---------- Information supplied ----------
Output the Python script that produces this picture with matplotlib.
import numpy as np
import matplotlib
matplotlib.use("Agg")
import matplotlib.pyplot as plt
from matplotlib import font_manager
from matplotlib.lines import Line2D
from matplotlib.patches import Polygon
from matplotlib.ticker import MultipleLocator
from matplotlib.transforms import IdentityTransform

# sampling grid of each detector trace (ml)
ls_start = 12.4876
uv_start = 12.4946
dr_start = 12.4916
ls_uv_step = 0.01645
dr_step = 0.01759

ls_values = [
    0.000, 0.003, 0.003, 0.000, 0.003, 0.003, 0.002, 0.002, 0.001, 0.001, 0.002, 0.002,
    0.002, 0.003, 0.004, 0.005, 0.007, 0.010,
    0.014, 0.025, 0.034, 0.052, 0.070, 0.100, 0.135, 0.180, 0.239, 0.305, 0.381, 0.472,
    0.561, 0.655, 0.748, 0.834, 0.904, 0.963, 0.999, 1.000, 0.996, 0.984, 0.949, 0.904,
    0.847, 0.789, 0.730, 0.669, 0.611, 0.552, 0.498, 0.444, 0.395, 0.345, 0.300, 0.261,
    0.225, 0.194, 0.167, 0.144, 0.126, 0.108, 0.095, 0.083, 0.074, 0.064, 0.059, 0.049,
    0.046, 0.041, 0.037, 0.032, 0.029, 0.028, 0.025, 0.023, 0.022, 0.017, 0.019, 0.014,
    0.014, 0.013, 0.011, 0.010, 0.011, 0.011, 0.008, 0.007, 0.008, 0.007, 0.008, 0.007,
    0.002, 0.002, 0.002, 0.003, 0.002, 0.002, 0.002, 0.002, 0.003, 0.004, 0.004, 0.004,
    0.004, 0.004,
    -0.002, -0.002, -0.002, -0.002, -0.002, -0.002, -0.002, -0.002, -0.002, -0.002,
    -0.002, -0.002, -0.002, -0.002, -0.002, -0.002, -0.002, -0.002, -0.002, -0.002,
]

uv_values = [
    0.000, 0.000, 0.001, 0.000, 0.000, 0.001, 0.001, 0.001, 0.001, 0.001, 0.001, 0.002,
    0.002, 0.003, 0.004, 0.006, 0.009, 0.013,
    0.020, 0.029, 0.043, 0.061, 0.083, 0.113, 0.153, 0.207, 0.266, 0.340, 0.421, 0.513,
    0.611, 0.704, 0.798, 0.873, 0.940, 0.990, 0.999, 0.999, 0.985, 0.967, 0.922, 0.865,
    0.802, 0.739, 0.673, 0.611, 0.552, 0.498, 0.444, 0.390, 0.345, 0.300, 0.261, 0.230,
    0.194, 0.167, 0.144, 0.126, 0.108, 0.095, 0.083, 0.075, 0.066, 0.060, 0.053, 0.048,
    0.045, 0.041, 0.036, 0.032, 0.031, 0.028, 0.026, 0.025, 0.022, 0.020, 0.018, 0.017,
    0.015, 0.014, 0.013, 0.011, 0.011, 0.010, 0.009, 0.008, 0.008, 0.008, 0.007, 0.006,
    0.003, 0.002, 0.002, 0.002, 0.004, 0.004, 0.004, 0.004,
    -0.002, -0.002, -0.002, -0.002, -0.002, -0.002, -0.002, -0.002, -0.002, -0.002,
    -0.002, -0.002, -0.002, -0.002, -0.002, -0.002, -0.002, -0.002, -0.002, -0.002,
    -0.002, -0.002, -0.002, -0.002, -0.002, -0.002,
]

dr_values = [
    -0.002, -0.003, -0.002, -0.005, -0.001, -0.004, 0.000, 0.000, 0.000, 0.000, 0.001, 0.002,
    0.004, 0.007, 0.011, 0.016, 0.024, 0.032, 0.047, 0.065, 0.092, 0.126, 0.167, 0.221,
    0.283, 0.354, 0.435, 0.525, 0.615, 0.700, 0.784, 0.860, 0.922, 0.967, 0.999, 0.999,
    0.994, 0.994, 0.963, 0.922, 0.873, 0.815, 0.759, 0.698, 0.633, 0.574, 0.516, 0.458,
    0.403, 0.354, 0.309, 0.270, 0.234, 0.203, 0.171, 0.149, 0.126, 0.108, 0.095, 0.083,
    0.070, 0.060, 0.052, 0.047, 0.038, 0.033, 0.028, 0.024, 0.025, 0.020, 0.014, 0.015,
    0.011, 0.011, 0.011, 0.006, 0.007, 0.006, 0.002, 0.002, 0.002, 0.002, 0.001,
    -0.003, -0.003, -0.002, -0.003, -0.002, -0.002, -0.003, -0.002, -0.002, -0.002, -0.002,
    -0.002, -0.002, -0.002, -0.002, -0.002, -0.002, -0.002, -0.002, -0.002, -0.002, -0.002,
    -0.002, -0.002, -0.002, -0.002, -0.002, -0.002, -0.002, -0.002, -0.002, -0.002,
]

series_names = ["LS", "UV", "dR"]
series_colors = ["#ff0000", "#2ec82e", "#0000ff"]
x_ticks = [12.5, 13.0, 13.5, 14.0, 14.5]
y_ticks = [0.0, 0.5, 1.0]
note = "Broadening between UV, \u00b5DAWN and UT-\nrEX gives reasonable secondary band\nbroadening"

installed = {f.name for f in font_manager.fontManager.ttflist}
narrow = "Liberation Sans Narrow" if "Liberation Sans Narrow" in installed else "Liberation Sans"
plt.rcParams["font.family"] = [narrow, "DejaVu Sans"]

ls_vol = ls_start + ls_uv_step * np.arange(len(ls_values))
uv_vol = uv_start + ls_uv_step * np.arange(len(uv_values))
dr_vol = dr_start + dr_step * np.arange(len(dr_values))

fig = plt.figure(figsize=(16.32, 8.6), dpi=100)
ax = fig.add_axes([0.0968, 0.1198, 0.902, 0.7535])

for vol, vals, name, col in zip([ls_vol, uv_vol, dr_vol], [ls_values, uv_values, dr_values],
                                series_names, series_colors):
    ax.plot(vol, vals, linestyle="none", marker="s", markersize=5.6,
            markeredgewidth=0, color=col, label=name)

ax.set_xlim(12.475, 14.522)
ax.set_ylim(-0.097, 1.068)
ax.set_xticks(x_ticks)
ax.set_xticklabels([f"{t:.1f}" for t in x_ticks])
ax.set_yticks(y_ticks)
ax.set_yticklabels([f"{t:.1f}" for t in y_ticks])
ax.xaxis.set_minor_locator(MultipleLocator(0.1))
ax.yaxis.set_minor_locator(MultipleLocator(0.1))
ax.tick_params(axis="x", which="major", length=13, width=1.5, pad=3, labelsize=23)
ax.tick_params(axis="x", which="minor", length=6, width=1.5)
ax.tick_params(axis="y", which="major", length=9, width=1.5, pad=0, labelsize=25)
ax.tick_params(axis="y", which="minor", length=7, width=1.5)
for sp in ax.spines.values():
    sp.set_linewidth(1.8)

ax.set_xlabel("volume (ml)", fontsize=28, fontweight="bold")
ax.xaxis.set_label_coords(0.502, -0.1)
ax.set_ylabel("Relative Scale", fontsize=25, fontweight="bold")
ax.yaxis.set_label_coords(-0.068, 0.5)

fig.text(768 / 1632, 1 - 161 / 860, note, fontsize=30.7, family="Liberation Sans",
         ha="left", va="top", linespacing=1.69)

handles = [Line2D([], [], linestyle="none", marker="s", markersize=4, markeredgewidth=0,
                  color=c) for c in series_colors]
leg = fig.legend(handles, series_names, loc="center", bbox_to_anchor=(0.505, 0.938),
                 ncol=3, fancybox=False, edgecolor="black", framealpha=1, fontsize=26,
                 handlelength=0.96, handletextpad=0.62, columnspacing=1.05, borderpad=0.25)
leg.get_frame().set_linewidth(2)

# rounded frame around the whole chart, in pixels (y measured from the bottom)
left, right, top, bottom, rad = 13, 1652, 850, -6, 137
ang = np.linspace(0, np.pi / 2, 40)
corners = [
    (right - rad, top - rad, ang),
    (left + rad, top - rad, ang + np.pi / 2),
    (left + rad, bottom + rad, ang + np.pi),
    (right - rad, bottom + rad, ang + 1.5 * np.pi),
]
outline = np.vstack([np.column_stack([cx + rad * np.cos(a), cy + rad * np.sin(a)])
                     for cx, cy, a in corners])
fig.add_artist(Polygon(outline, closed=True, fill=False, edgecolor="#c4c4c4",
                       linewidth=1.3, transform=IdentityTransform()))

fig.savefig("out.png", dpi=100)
----------
---------- Information supplied ----------
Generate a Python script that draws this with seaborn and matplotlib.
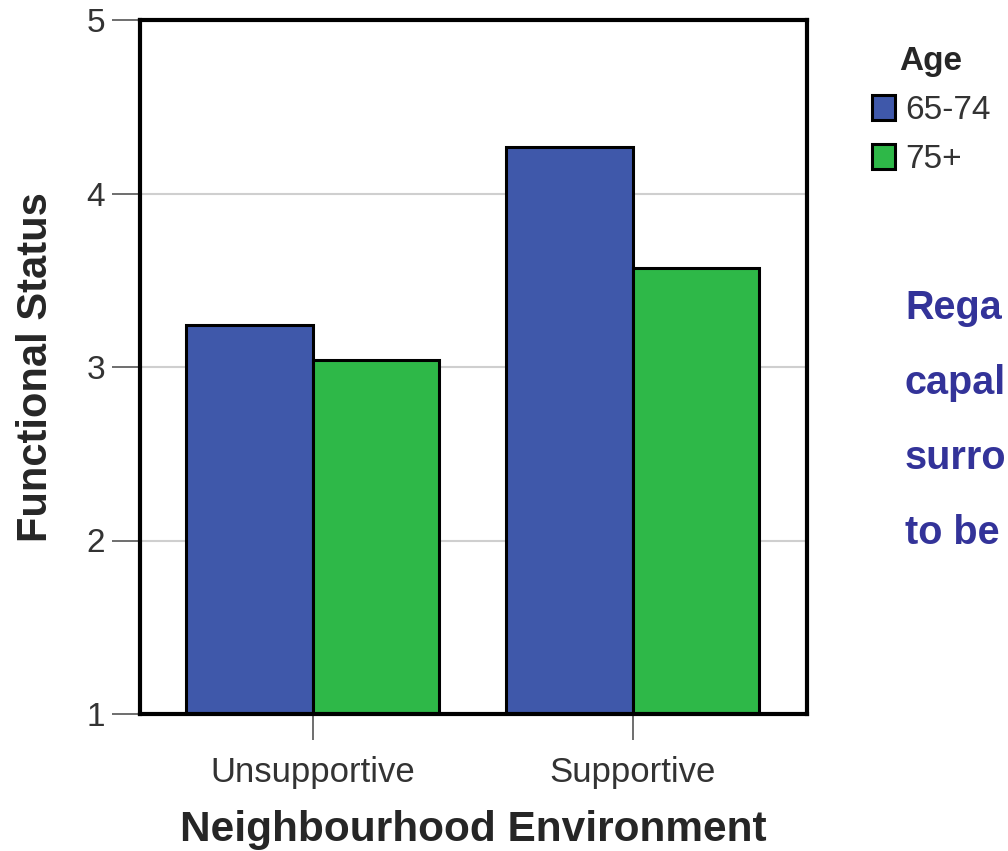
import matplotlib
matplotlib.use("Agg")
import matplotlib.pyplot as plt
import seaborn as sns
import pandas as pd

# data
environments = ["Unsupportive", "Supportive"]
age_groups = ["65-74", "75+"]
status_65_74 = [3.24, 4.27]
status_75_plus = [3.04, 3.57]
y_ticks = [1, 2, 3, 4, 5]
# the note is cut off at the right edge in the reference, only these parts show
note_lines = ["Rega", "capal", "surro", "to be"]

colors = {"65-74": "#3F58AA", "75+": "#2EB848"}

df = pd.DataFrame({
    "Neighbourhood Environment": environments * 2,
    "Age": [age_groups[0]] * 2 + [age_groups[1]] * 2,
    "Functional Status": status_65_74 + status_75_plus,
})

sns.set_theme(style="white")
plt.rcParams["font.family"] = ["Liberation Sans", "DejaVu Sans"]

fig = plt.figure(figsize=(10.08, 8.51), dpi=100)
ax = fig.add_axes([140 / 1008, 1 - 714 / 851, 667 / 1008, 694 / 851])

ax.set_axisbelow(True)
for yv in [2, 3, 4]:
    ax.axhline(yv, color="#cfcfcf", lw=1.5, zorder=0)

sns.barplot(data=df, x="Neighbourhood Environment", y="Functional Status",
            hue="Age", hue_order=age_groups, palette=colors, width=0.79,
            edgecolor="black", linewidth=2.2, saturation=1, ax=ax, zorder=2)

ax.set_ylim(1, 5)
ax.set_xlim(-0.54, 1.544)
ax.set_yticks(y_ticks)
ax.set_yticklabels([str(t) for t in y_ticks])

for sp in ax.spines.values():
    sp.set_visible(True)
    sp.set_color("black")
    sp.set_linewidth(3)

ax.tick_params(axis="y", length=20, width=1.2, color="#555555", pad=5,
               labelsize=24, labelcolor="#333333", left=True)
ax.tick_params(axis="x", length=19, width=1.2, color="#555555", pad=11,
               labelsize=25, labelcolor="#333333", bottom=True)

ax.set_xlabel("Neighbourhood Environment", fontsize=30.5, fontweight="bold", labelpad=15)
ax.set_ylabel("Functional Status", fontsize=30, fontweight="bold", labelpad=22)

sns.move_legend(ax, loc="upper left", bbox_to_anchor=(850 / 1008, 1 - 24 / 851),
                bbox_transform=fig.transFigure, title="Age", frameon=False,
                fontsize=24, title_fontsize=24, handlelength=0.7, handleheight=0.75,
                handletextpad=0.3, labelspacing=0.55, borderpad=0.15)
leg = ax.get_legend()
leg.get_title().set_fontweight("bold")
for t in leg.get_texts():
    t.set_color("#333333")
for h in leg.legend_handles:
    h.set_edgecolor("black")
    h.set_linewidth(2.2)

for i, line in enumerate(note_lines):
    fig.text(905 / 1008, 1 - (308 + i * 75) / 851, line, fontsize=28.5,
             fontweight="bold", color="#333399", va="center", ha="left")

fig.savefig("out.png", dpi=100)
----------
◆ **Stated task**: Of the lines above, retype only those from the line containing "Output the Python" through the line containing "dr_step = 0.01759", including both, exactly.

◆ **Written answer**:
Output the Python script that produces this picture with matplotlib.
import numpy as np
import matplotlib
matplotlib.use("Agg")
import matplotlib.pyplot as plt
from matplotlib import font_manager
from matplotlib.lines import Line2D
from matplotlib.patches import Polygon
from matplotlib.ticker import MultipleLocator
from matplotlib.transforms import IdentityTransform

# sampling grid of each detector trace (ml)
ls_start = 12.4876
uv_start = 12.4946
dr_start = 12.4916
ls_uv_step = 0.01645
dr_step = 0.01759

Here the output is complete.